Кант высвободил такую картину мира, в которой вещи обладают глубоко двусмысленным качеством. Так, мы можем теперь допустить, что некоторые вещи могут быть противоречивыми и истинными, и поэтому допустить, что вещи такие, какие они есть, но никогда не такие, какими они являются. Или мы можем попытаться избавиться от противоречия. Кант сам решает эту проблему, ограничивая доступ мышления к данным – или, по крайней мере, постулируя мышление как высший режим доступа – и ограничивая мышление математизирующим разумом (относительно протяженного времени и пространства), который находится внутри трансцендентального (человеческого) субъекта. Капли дождя сами по себе не очень странные: существует разрыв, но не в дождевой капле (несмотря на то, что действительно говорит об этом Кант, рассуждая о них); разрыв заключается в разнице между (человеческим) субъектом и всем остальным.

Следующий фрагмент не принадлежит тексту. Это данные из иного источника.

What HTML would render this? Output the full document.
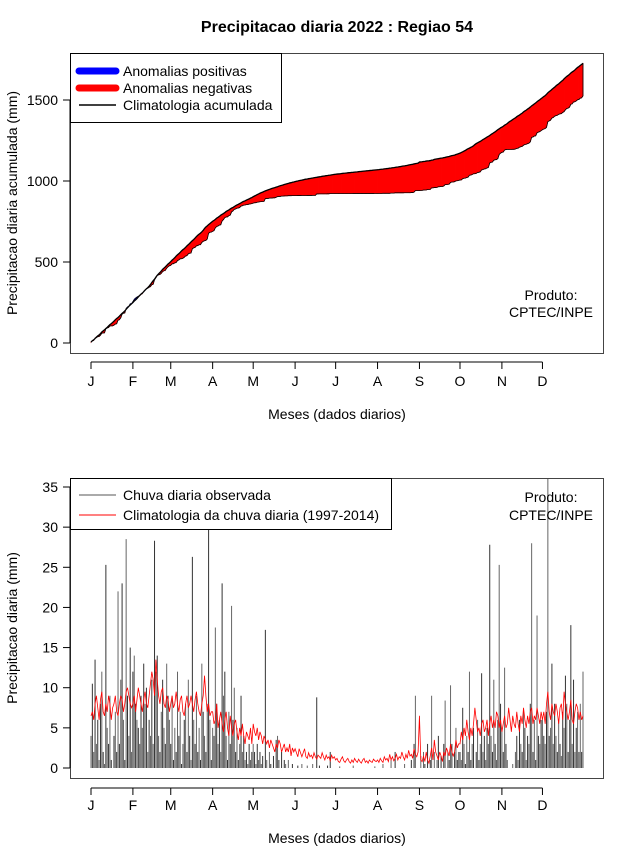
<!DOCTYPE html>
<html><head><meta charset="utf-8"><style>
body{margin:0;background:#fff;}
svg{display:block;font-family:"Liberation Sans",Arial,sans-serif;}
</style></head><body>
<svg id="c" width="640" height="850" viewBox="0 0 640 850" xmlns="http://www.w3.org/2000/svg">
<text x="337" y="32" text-anchor="middle" font-size="16" font-weight="bold">Precipitacao diaria 2022 : Regiao 54</text>
<g id="topPanel"></g>
<g id="botPanel"></g>
</svg>
<script>
const monthLabels=["J","F","M","A","M","J","J","A","S","O","N","D"];
const monthStartDays=[1,32,60,91,121,152,182,213,244,274,305,335];
const topTicks=[0,500,1000,1500];
const botTicks=[0,5,10,15,20,25,30,35];
const observed=[
4,10.5,2,13.5,3,6,1,8,12,2,0.5,25.3,5,3,9,1,0,4,7,2,22,3,11,23,6,1,28.5,9,4,15,2,
12,14,8,6,5,3,9,5,13,8,10,2,6,4,11,3,28.3,12,14,4,2,7,11,5,3,13,9,6,
3,9,1,5,2,12,4,7,0.5,3,6,8,2,11,4,1,26.3,6,3,9,2,5,1,13,7,4,2,8,36,6,1,
5,4,17.5,8,3,6,2,23,9,12,4,1,7,3,20.2,6,10,2,5,1,3,9,2,4,1,2,0.5,3,1,2,
3,2,0.5,3,1,2,0.5,1.5,0,17.2,1,0,2,0.5,0,1.5,0,3.5,4,1,0,2,0,1,0.5,0,1,0,0,0.5,0,
0,0,0.3,0,0,0.5,0,0,0,0.3,0,0,0,0.5,0,0,8.8,0,0.3,0,0,0,0,0,0.3,0,2,0,0,0,
0,0,0,0.2,0,0,0,0,0,0,0,0,0,0.3,0,0,0,0,0,0,0,0,0,0,0,0,0,0,0,0.2,0,
0,0,0,0,0.5,0,0,0,0,0,1,0,0,2,0,0,0,0,0,0,0.5,0,0,0,0,1,0,3,9,0,0,
0,1.5,0,2,0.5,0,3,0,1,9,0,2,0,1,4,0,1.5,0,3,8.4,0,2,1,10.3,3,0,2,5,1,2,
2,1,7.5,3,0.5,4,2,12,1,3,5,0,2,6,1,3,11.8,2,4,1,5,3,27.8,4,2,11,3,1,6,25.3,8,
5,2,12.5,3,1,0,0,0,0.5,0,2,4,1,6,3,2,7,5,1,4,3,8,28,2,6,1,19,4,3,6,
6,4,3,7,36,4,5,13,3,8,4,2,6,3,1.5,7,5,11.5,8,2,6,17.8,3,11,2,5,7,2,8,2,12];
const climatology=[
6.5,7,6,8,9,7.5,6,8.5,9.5,7,6.5,8,7,9,8,6,7.5,8,9,7,6.5,8,9,8.5,7,8,9.5,10,9,8,7.5,
8,9,7,8.5,10,9,8,7,8.5,9.5,8,7.5,9,10.5,12,11,9,13.5,11,9,8,9.5,10,8,7.5,9,8.5,7,
8,9,7.5,8,9.5,8,7,8.5,9,7,6.5,8,9,7.5,8,9,8,7,8.5,9.5,8,7,6.5,8,9,11.5,9,7,8,6.5,7,
7,5.5,6,8,5,6,7,5.5,4.5,6,7,5,4,6.5,5,4,5.5,6,4.5,3.5,5,4,5.5,4,3,4.5,4,3.5,5,3,
5.5,4.5,4,5,3.5,4.5,4,3,4,3.5,3,3.5,2.5,3.5,3,2.5,2,3,2.5,3.5,3,2,2.5,3,2,2.5,2,3,1.5,2.5,2,
2.4,1.9,1.4,2.4,1.9,1.4,1.9,2.4,1.4,1.2,1.9,1.4,1.6,1.2,1.9,1.4,1.1,1.6,1.4,1.2,1.9,1.4,1,1.6,1.2,1.4,0.9,1.6,1.2,1.4,
1,1.2,0.8,0.7,1.1,1.4,0.9,0.7,1,1.2,0.8,0.6,1,0.7,1.2,0.9,0.7,1.1,0.8,0.6,1,1.2,0.7,0.9,0.6,1,0.8,0.7,1.1,0.9,0.8,
1,0.7,1.2,0.9,0.7,1.4,1,1.2,0.8,1.7,1,1.4,0.9,1.2,1.7,1,1.4,1.2,2,1.4,1,1.7,1.2,2.2,1.5,1.7,1.2,2.4,1.7,1.4,2,
6.5,1,0.8,1.5,0.8,2,1,0.6,1.5,2.5,1,3.5,2,1.5,1,2,1.5,0.8,2,1.5,2.5,2,1.5,3,2,1.5,2,3.5,2.5,3,
3,4.5,3.5,5,4,6,4.5,3.5,5,4,5.5,7.5,6,4.5,5,4,5.5,6,4.5,5,6,4,5.5,6.5,5,6,5,7,6.5,5,6,
4.5,5.5,6.5,5,5.5,7.5,6,4.5,6.5,5.5,5,7,5.5,4.5,6.5,5.5,7.5,6,5,6.5,5.5,7,7.5,5.5,6.5,6,7.5,6.5,5.5,7,
6,7,5.5,8,9.5,7,6,8,7,6.5,8,7,5.5,7.5,8,6,9.5,8,7,6,7,8.5,6,5.5,7,8,7.5,6,7,6,6.5];

const NS="http://www.w3.org/2000/svg";
function mk(parent,tag,attrs,text){const e=document.createElementNS(NS,tag);for(const k in attrs)e.setAttribute(k,attrs[k]);if(text!==undefined)e.textContent=text;parent.appendChild(e);return e;}
const xDay=d=>91+(d-1)*(583-91)/364;
const yTop=v=>343-v*81/500;
const yBot=v=>768-v*281/35;
const nDays=Math.min(observed.length,climatology.length);
const cumO=[],cumC=[];let so=0,sc=0;
for(let i=0;i<nDays;i++){so+=observed[i];sc+=climatology[i];cumO.push(so);cumC.push(sc);}

// ---------- TOP PANEL ----------
const topG=document.getElementById('topPanel');
for(let i=0;i<nDays-1;i++){
  const d=i+1;
  const pts=[[xDay(d),yTop(cumC[i])],[xDay(d+1),yTop(cumC[i+1])],[xDay(d+1),yTop(cumO[i+1])],[xDay(d),yTop(cumO[i])]];
  const pos=(cumO[i]+cumO[i+1])>(cumC[i]+cumC[i+1]);
  const p=mk(topG,'polygon',{points:pts.map(q=>q.join(',')).join(' '),fill:pos?'#0000ff':'#ff0000',stroke:pos?'#0000ff':'#ff0000','stroke-width':0.6});
  
  
}
let od='';for(let i=0;i<nDays;i++)od+=(i?'L':'M')+xDay(i+1).toFixed(2)+','+yTop(cumO[i]).toFixed(2);
od+='L'+xDay(nDays)+','+yTop(cumC[nDays-1]);
const ol=mk(topG,'path',{d:od,fill:'none',stroke:'#000','stroke-width':0.8});


let cd='';for(let i=0;i<nDays;i++)cd+=(i?'L':'M')+xDay(i+1).toFixed(2)+','+yTop(cumC[i]).toFixed(2);
const cl=mk(topG,'path',{d:cd,fill:'none',stroke:'#000','stroke-width':1.3});



function frame(g,y0,y1,ticks,yf,axY,labY,ylabel,ylx,ylcy,names){
  const b=mk(g,'rect',{x:70.5,y:y0+0.5,width:533,height:y1-y0,fill:'none',stroke:'#444','stroke-width':1});
  
  
  const ya=mk(g,'g',{});
  
  
  mk(ya,'line',{x1:70,x2:70,y1:yf(ticks[0]),y2:yf(ticks[ticks.length-1]),stroke:'#000'});
  ticks.forEach(t=>{
    mk(ya,'line',{x1:63,x2:70,y1:yf(t),y2:yf(t),stroke:'#000'});
    const tl=mk(ya,'text',{x:58,y:yf(t)+5,'text-anchor':'end','font-size':14},String(t));
    
    
  });
  const xa=mk(g,'g',{});
  
  
  mk(xa,'line',{x1:xDay(monthStartDays[0]),x2:xDay(monthStartDays[11]),y1:axY,y2:axY,stroke:'#000'});
  monthStartDays.forEach((d,i)=>{
    mk(xa,'line',{x1:xDay(d),x2:xDay(d),y1:axY,y2:axY+7,stroke:'#000'});
    const tl=mk(xa,'text',{x:xDay(d),y:labY,'text-anchor':'middle','font-size':14},monthLabels[i]);
    
    
  });
  const xt=mk(g,'text',{x:337,y:labY+33,'text-anchor':'middle','font-size':14},'Meses (dados diarios)');
  
  
  const yt=mk(g,'text',{x:0,y:0,'text-anchor':'middle','font-size':14,transform:`translate(${ylx},${ylcy}) rotate(-90)`},ylabel);
  
  
}
frame(topG,53,353,topTicks,yTop,362,386,'Precipitacao diaria acumulada (mm)',17,203,'top');

function legend(g,x,y,w,h,items,name){
  const lg=mk(g,'g',{});
  
  
  mk(lg,'rect',{x:x+0.5,y:y+0.5,width:w,height:h,fill:'#fff',stroke:'#000'});
  items.forEach(it=>{
    const e=mk(lg,'g',{});
    
    
    mk(e,'line',{x1:x+9,x2:x+46,y1:it.y,y2:it.y,stroke:it.c,'stroke-width':it.w,'stroke-linecap':it.w>3?'round':'butt'});
    mk(e,'text',{x:x+53,y:it.y+5,'font-size':14},it.t);
  });
}
legend(topG,70,53,211,69,[{y:71,c:'#0000ff',w:7,t:'Anomalias positivas'},{y:88,c:'#ff0000',w:7,t:'Anomalias negativas'},{y:105,c:'#000',w:1.5,t:'Climatologia acumulada'}],'top-legend');
let t1=mk(topG,'text',{x:551,y:300,'text-anchor':'middle','font-size':14},'Produto:');


t1=mk(topG,'text',{x:551,y:317,'text-anchor':'middle','font-size':14},'CPTEC/INPE');



// ---------- BOTTOM PANEL ----------
const botG=document.getElementById('botPanel');
const clipP=mk(botG,'clipPath',{id:'bclip'});
mk(clipP,'rect',{x:70,y:478,width:533,height:300});
const bars=mk(botG,'g',{'clip-path':'url(#bclip)'});


for(let i=0;i<nDays;i++){
  const x=xDay(i+1);
  const b=mk(bars,'line',{x1:x,x2:x,y1:yBot(0),y2:yBot(observed[i]),stroke:i%2?'#333':'#666','stroke-width':1});
  
  
}
let rd='';for(let i=0;i<nDays;i++)rd+=(i?'L':'M')+xDay(i+1).toFixed(2)+','+yBot(climatology[i]).toFixed(2);
const rl=mk(botG,'path',{d:rd,fill:'none',stroke:'#ff0000','stroke-width':0.8});


frame(botG,478,778,botTicks,yBot,788,810,'Precipitacao diaria (mm)',17,628,'bottom');
legend(botG,70,478,321,51,[{y:495,c:'#555',w:1,t:'Chuva diaria observada'},{y:515,c:'#ff0000',w:1,t:'Climatologia da chuva diaria (1997-2014)'}],'bottom-legend');
t1=mk(botG,'text',{x:551,y:502,'text-anchor':'middle','font-size':14},'Produto:');


t1=mk(botG,'text',{x:551,y:520,'text-anchor':'middle','font-size':14},'CPTEC/INPE');


</script>
</body></html>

Но даже этот «слабый корреляционистский» разрыв был невыносим для Гегеля. Для Гегеля различие между тем, что вещь есть, и тем, как она является, присуще субъекту, который в самом широком смысле для него – Дух, тот волшебный слинки, который может подниматься по ступенькам вплоть до вершины, где обитает прусское государство. Вещь в себе полностью исключена и считается лишь артефактом сильного корреляционистского пространства мысли. Абракадабра! Проблемы нет, потому что теперь субъект – это главный решатель в вопросах того, что будет считаться реальным! Разрыв нельзя сократить; в определенные моменты исторического развития мысли может показаться, что разрыв существует, но не навсегда. Это сильный корреляционизм. Философы предложили множество сущностей для такого решателя. Для Гегеля это Дух, необходимое историческое развертывание его самопознания. Для Хайдеггера это Dasein, который он иррационально ограничивает людьми, и еще более иррационально (даже для него самого), прежде всего немцами. Для Фуко это власть-знание, которая делает вещи реальными.